## START INPUT

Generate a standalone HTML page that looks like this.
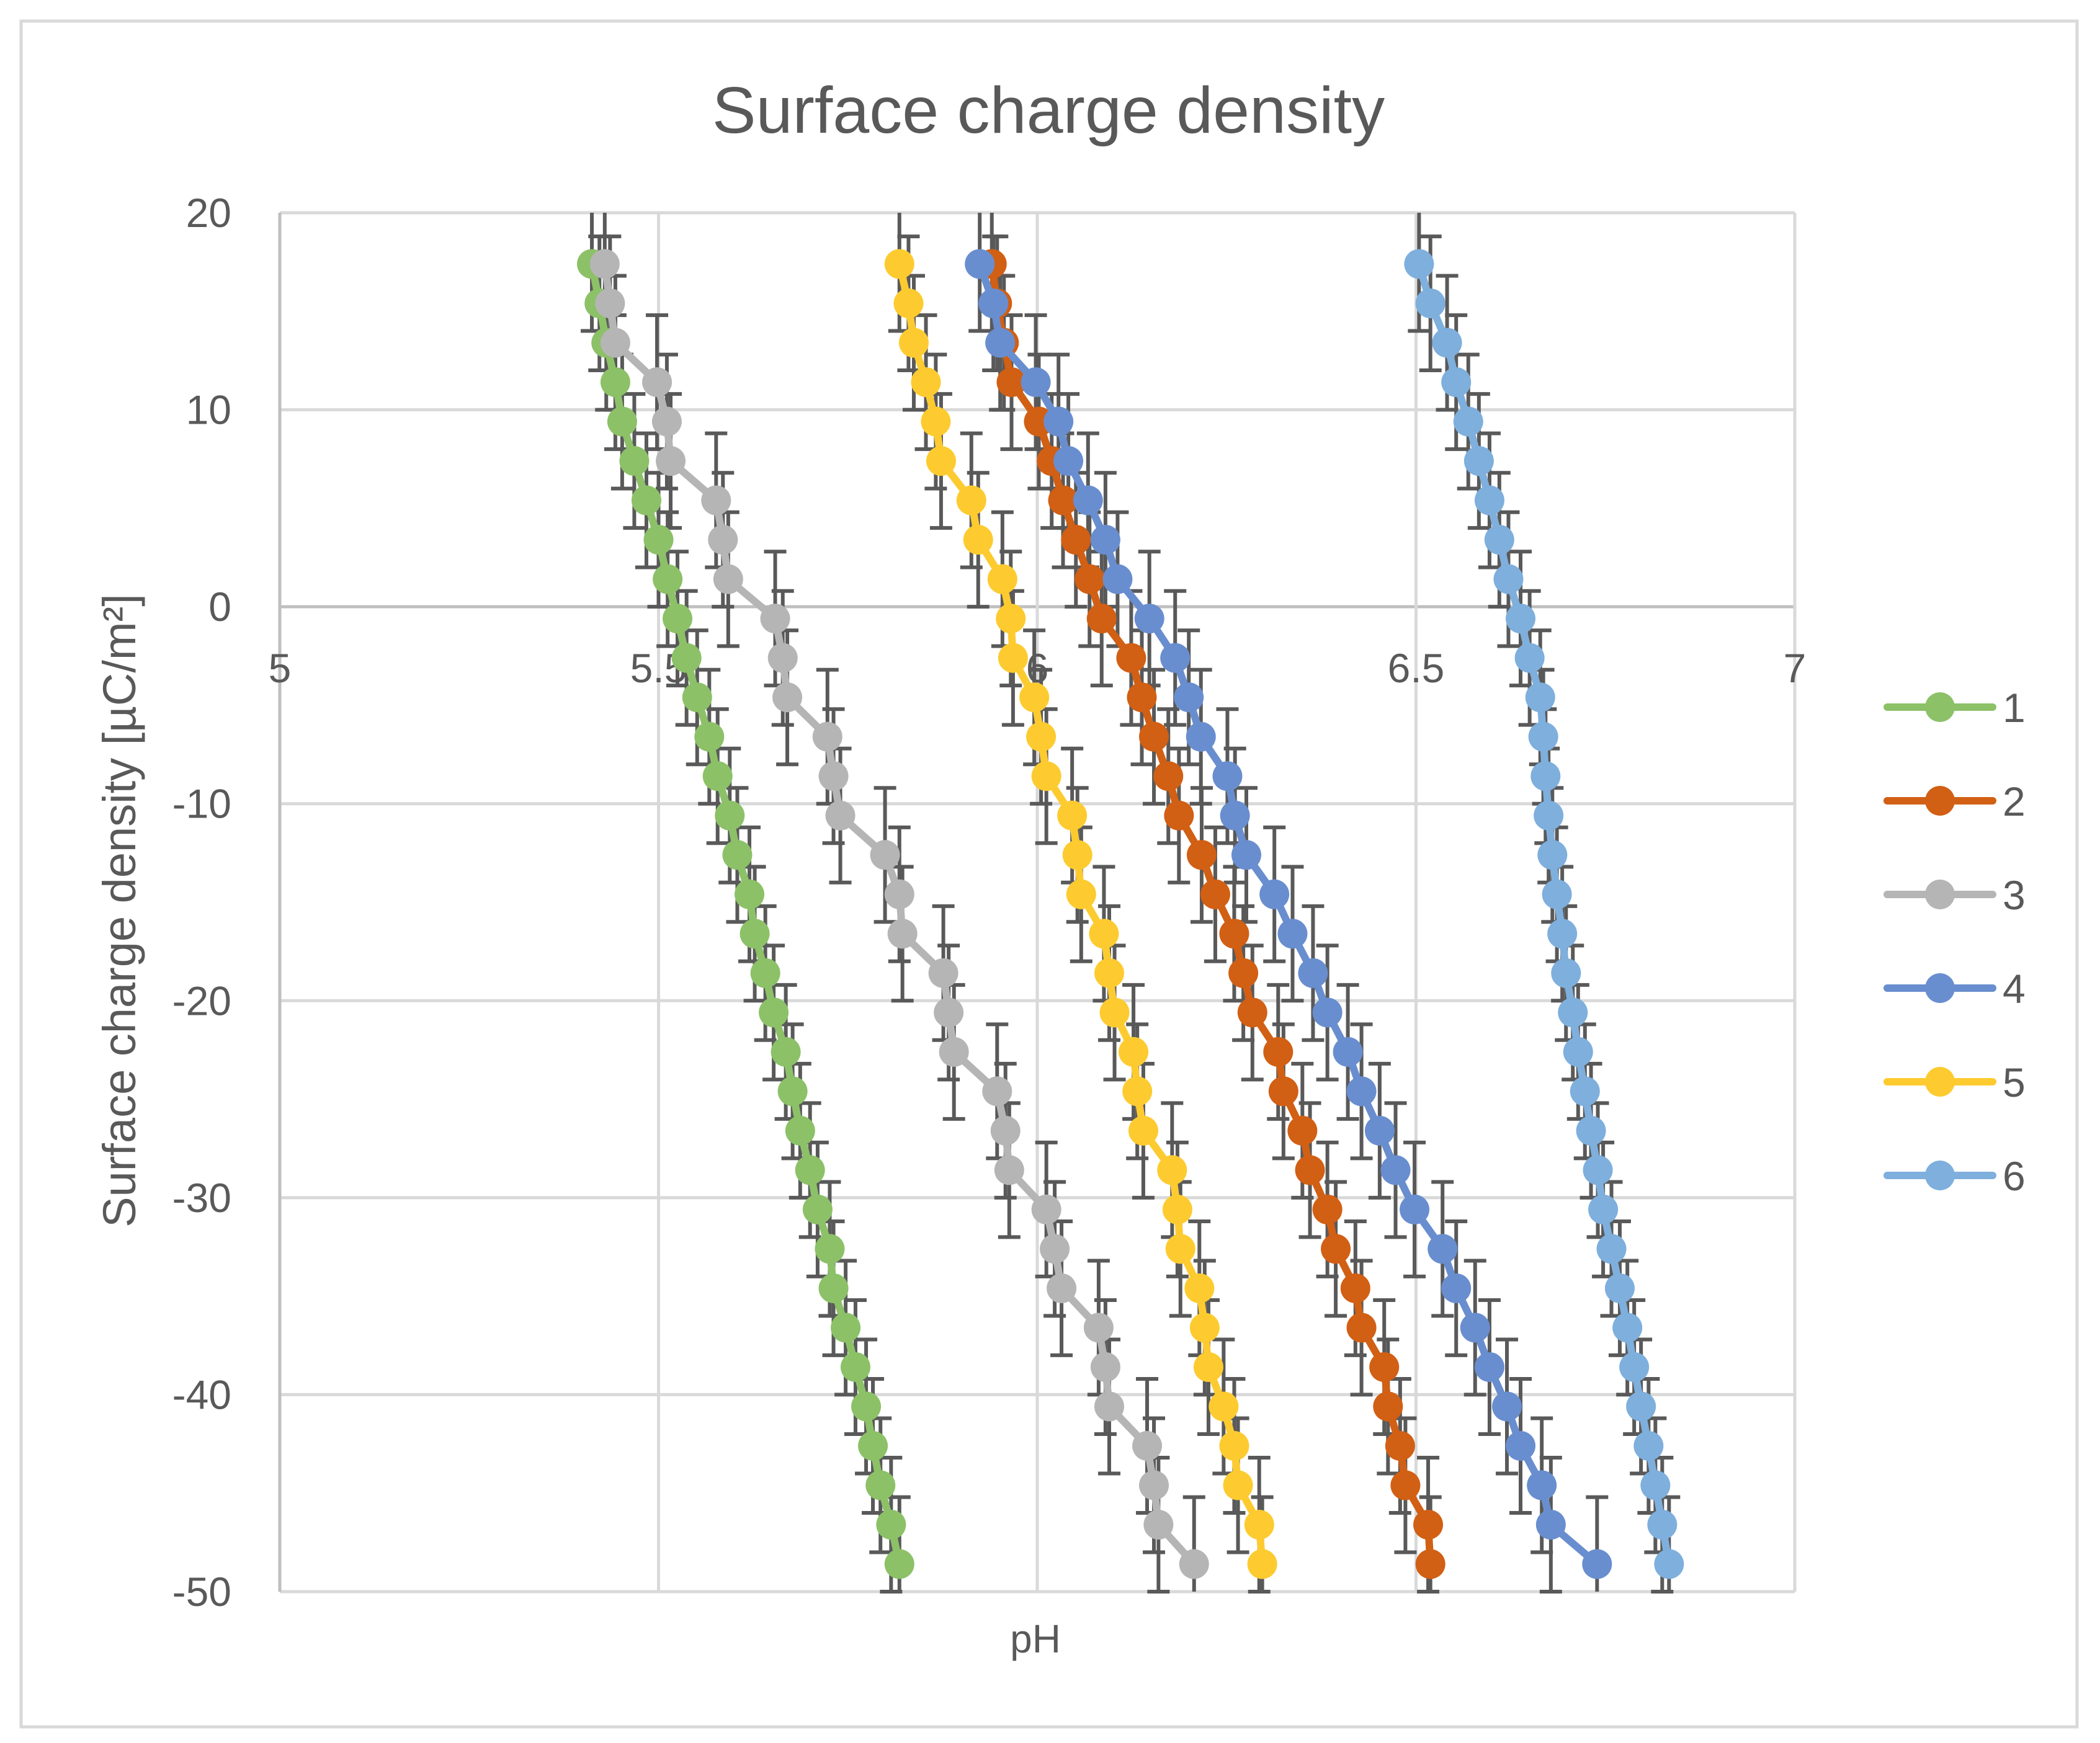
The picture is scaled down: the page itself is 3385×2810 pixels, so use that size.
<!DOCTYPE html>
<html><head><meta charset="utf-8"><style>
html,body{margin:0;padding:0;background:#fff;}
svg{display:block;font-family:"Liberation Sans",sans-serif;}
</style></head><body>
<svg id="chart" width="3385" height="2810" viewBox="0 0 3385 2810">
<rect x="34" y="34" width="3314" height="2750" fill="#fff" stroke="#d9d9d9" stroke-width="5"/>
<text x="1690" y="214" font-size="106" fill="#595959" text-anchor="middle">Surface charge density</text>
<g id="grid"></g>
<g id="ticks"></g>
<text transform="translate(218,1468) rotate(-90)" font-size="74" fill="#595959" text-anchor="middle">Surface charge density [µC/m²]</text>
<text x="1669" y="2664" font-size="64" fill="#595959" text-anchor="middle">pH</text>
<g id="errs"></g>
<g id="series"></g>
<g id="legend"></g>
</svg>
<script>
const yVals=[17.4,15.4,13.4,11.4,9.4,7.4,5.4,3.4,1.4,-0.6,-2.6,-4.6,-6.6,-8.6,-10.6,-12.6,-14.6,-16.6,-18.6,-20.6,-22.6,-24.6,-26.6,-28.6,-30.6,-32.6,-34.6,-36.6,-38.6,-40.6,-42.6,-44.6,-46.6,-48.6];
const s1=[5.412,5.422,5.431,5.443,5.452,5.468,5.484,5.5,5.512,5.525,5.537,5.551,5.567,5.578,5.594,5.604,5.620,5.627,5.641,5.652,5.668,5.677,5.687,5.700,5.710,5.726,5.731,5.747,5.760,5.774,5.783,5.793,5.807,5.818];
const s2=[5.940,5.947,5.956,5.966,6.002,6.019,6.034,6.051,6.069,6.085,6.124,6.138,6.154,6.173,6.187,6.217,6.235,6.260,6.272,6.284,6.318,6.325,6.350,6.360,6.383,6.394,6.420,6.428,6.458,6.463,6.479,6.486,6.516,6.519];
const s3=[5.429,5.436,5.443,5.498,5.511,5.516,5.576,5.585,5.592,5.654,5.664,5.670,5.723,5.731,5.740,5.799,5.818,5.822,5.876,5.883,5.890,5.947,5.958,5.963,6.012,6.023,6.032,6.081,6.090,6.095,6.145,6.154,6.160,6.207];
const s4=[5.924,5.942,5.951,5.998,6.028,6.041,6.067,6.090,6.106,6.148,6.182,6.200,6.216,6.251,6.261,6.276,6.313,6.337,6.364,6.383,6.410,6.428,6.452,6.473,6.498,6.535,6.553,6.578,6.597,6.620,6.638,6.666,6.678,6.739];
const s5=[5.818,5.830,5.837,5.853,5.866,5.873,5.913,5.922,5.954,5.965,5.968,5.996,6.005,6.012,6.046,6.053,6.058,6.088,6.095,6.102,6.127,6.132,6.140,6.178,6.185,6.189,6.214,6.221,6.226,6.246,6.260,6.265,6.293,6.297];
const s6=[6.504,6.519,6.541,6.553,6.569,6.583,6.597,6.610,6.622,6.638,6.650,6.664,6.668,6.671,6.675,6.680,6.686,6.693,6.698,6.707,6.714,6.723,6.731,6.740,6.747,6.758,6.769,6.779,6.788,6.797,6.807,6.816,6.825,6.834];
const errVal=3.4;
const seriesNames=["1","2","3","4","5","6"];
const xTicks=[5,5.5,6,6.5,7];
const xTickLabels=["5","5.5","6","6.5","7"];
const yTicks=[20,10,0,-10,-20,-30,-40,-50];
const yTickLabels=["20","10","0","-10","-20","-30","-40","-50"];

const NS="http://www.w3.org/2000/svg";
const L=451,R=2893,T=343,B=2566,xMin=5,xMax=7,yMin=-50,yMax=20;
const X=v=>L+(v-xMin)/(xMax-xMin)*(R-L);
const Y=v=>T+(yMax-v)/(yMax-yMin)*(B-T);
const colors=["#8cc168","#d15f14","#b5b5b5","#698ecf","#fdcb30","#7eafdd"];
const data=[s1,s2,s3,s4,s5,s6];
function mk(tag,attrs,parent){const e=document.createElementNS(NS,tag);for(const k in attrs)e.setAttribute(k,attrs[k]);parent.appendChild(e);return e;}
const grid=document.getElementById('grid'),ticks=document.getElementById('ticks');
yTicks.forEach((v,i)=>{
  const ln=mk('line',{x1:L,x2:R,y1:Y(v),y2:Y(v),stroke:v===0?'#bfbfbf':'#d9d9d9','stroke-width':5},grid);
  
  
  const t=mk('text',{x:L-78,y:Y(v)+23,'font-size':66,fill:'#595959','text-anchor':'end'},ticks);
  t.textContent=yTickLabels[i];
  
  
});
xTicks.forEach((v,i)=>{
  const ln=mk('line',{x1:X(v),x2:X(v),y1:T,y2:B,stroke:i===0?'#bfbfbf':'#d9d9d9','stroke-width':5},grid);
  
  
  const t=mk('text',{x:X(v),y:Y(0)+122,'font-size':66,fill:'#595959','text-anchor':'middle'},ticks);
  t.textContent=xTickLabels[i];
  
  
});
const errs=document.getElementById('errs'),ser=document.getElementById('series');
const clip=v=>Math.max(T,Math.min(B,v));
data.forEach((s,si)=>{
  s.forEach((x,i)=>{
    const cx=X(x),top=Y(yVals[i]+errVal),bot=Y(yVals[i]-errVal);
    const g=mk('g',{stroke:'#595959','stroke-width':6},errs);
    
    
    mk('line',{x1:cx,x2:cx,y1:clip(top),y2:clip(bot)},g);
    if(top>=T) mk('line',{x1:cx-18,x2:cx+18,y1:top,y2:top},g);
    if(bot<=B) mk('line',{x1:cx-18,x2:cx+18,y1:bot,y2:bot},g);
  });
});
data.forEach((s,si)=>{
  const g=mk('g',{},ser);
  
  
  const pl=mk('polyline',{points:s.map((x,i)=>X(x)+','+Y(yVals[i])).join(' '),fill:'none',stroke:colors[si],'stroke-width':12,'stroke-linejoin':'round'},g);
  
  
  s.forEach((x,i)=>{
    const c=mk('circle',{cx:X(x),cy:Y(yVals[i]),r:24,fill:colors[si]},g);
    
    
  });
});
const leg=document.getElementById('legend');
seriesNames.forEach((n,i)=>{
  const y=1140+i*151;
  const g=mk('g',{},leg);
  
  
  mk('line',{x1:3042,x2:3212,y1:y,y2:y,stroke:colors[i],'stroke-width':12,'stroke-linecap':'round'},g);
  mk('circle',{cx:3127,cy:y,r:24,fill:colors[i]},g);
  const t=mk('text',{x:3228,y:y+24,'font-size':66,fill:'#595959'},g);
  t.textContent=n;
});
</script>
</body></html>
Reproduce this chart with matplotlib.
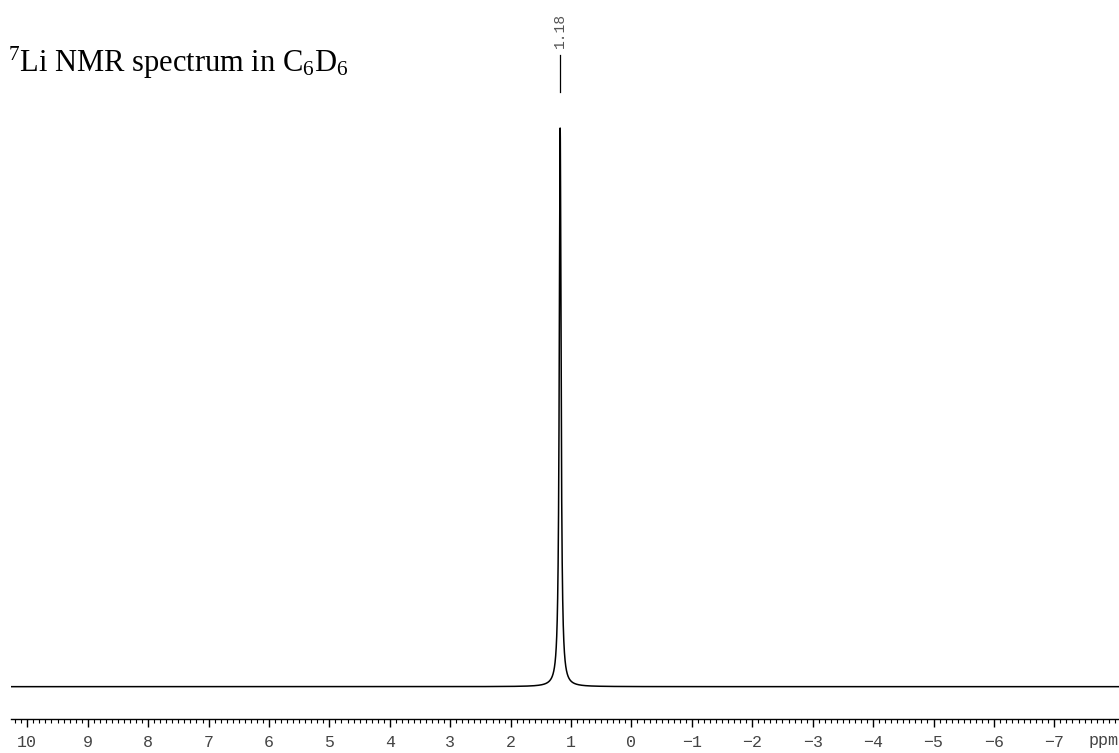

## END INPUT

EXERCISE DETAILS –
Write only the number of lines in the records that include the word "this".

EXERCISE RESPONSE –
2